According to him, “the sale of the refineries is not the solution to the massive importation of petroleum products into the country as the problem is government’s inability to carry out the Turn-Around-Maintenance, TAM, of these refineries over the years to make them function optimally.” He blamed the rot in the refineries on intrigues, power play, selfish interest and inordinate desire to protect the cabal importing fuel. Aberare explained that the refineries are key institutions of the nation’s economy, which should remain in government’s control, for security and strategic reasons. He insisted that they should not be allowed to be sold to government cronies as was experienced in the power sector.

“We warn that the proposed plan should be done with uttermost care, because the Union will not fold its hands to allow its members to be thrown into the unemployment market that is already saturated. The NUPENG and the Petroleum and Natural Gas Senior Staff Association of Nigeria, PENGASSAN, must be involved in wide consultations on issues like this before going on air to pronounce their sales, in order to avoid industrial disharmony. The Union wants the government to focus on how to curb oil theft from the pipelines and consider our proposal for the creation of a Pipelines Protection Agency that will be fully saddled with the protection of the nation’s more than 3,570 trunk lines crisis-crossing the landscape. The NUPENG also calls for the speedy passage of the Petroleum Industry Bill, PIB, that is before the National Assembly to address these challenges facing the oil and gas sector to bring about transparency and accountability and stop chasing the shadows,” he said.

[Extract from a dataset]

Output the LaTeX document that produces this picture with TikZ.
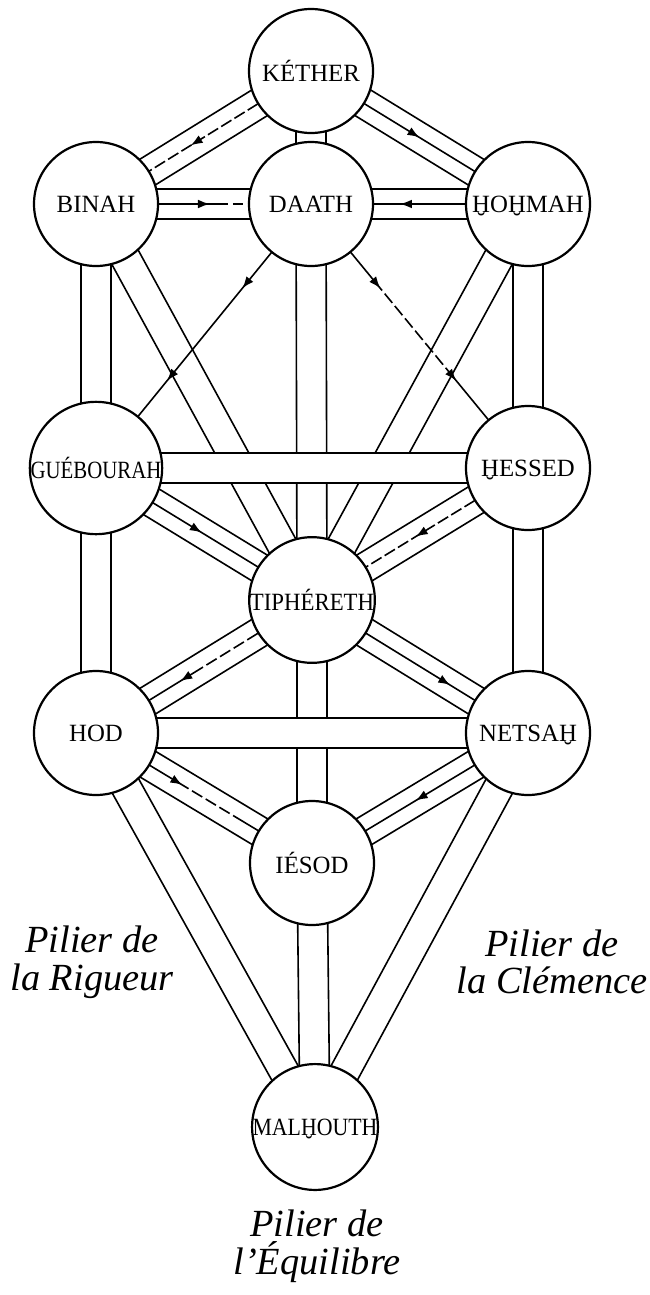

This move would be the second time the federal government would unfold plans to privatise the refineries. President Olusegun Obasanjo had approved the sale of the refineries in the twilight of his administration but his successor, the late President Umaru Yar’Adua, in 2007 reversed the sale for lack of transparency in the transaction. But President Goodluck Jonathan in November 2012 recommended that the refineries be sold due to inadequate financing and sub-optimal performance.

It is uncertain, however, if the federal government would take into consideration the right of first refusal which was granted business moguls, Aliko Dangote and Femi Otedola, who bought the Port Harcourt refinery in 2007, but was reversed by the late Yar’Adua. Should the government consider this in the transaction, new prospective bidders would have to contend with both of them.